### [Request]
Begin at the first line of the data and copy each line through the one containing "ax2 = ax.twinx()", that line included, with no pictures.

▼

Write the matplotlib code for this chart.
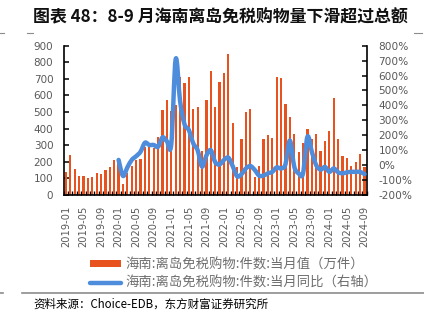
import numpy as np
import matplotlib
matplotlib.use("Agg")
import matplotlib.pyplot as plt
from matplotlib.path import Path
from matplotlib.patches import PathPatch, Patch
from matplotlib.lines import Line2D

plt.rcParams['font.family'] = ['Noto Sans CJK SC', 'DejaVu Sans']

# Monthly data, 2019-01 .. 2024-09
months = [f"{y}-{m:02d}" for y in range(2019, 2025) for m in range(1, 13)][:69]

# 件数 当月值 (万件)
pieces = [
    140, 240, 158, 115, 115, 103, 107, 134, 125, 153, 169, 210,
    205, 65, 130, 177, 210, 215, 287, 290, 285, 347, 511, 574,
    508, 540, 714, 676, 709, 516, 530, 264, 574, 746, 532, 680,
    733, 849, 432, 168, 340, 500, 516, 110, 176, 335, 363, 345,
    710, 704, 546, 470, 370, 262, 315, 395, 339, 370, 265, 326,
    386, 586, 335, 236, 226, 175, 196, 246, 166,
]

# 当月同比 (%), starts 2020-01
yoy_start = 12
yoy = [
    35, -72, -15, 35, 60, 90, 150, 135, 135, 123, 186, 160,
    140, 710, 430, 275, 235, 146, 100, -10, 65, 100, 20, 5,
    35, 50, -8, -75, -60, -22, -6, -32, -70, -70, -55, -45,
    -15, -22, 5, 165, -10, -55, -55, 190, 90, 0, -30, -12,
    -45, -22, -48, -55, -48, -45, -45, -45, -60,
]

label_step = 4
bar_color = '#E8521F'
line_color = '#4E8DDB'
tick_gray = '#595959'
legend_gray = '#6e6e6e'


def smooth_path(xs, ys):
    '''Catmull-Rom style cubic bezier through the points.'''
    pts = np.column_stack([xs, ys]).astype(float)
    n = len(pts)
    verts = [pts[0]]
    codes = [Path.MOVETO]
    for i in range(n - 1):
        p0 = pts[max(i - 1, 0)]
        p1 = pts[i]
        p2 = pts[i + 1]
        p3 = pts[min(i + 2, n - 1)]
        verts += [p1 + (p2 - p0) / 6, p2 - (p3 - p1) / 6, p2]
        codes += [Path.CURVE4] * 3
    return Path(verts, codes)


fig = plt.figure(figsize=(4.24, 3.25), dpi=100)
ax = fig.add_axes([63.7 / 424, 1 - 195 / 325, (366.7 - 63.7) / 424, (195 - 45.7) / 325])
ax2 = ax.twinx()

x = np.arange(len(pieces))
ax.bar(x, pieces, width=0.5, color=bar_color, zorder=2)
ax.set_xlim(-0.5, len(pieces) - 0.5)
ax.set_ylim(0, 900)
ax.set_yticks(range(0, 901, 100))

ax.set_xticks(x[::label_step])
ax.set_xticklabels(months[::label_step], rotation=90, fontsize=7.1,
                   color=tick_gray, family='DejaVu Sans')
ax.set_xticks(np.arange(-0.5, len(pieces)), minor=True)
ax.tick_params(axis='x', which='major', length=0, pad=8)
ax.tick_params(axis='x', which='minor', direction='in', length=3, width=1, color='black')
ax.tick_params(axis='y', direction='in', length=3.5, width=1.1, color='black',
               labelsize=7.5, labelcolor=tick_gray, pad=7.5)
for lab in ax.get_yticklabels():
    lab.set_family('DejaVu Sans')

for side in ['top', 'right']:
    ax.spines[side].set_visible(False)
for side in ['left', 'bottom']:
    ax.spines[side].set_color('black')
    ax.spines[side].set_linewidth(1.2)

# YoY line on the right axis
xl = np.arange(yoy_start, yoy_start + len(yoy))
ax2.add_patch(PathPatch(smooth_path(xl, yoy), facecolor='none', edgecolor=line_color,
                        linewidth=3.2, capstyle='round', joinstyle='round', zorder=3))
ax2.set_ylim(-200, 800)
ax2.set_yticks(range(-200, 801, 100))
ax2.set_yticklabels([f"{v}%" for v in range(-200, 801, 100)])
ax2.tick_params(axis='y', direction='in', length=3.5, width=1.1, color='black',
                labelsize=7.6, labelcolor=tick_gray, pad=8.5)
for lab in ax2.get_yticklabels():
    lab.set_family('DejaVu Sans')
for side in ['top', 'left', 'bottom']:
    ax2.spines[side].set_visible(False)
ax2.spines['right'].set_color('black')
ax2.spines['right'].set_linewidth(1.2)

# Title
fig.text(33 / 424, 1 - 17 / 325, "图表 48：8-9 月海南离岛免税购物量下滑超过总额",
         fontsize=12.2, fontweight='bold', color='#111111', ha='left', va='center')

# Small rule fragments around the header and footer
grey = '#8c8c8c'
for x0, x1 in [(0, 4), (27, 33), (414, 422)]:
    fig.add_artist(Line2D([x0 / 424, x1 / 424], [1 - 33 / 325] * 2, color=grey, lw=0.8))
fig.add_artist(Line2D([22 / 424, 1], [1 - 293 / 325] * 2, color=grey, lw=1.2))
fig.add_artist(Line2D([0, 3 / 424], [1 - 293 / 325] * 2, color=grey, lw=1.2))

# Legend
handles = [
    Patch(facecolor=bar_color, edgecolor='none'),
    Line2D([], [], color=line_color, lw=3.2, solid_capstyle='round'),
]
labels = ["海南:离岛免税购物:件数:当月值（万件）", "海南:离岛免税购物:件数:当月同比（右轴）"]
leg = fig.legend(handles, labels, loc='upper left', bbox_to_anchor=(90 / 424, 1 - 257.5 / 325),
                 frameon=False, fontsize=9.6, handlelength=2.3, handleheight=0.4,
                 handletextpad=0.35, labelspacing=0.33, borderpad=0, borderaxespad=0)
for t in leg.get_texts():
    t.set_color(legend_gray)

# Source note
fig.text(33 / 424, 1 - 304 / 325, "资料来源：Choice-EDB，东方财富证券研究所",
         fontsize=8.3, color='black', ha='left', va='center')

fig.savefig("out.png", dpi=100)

▲

### [Response to the exercise]
Write the matplotlib code for this chart.
import numpy as np
import matplotlib
matplotlib.use("Agg")
import matplotlib.pyplot as plt
from matplotlib.path import Path
from matplotlib.patches import PathPatch, Patch
from matplotlib.lines import Line2D

plt.rcParams['font.family'] = ['Noto Sans CJK SC', 'DejaVu Sans']

# Monthly data, 2019-01 .. 2024-09
months = [f"{y}-{m:02d}" for y in range(2019, 2025) for m in range(1, 13)][:69]

# 件数 当月值 (万件)
pieces = [
    140, 240, 158, 115, 115, 103, 107, 134, 125, 153, 169, 210,
    205, 65, 130, 177, 210, 215, 287, 290, 285, 347, 511, 574,
    508, 540, 714, 676, 709, 516, 530, 264, 574, 746, 532, 680,
    733, 849, 432, 168, 340, 500, 516, 110, 176, 335, 363, 345,
    710, 704, 546, 470, 370, 262, 315, 395, 339, 370, 265, 326,
    386, 586, 335, 236, 226, 175, 196, 246, 166,
]

# 当月同比 (%), starts 2020-01
yoy_start = 12
yoy = [
    35, -72, -15, 35, 60, 90, 150, 135, 135, 123, 186, 160,
    140, 710, 430, 275, 235, 146, 100, -10, 65, 100, 20, 5,
    35, 50, -8, -75, -60, -22, -6, -32, -70, -70, -55, -45,
    -15, -22, 5, 165, -10, -55, -55, 190, 90, 0, -30, -12,
    -45, -22, -48, -55, -48, -45, -45, -45, -60,
]

label_step = 4
bar_color = '#E8521F'
line_color = '#4E8DDB'
tick_gray = '#595959'
legend_gray = '#6e6e6e'


def smooth_path(xs, ys):
    '''Catmull-Rom style cubic bezier through the points.'''
    pts = np.column_stack([xs, ys]).astype(float)
    n = len(pts)
    verts = [pts[0]]
    codes = [Path.MOVETO]
    for i in range(n - 1):
        p0 = pts[max(i - 1, 0)]
        p1 = pts[i]
        p2 = pts[i + 1]
        p3 = pts[min(i + 2, n - 1)]
        verts += [p1 + (p2 - p0) / 6, p2 - (p3 - p1) / 6, p2]
        codes += [Path.CURVE4] * 3
    return Path(verts, codes)


fig = plt.figure(figsize=(4.24, 3.25), dpi=100)
ax = fig.add_axes([63.7 / 424, 1 - 195 / 325, (366.7 - 63.7) / 424, (195 - 45.7) / 325])
ax2 = ax.twinx()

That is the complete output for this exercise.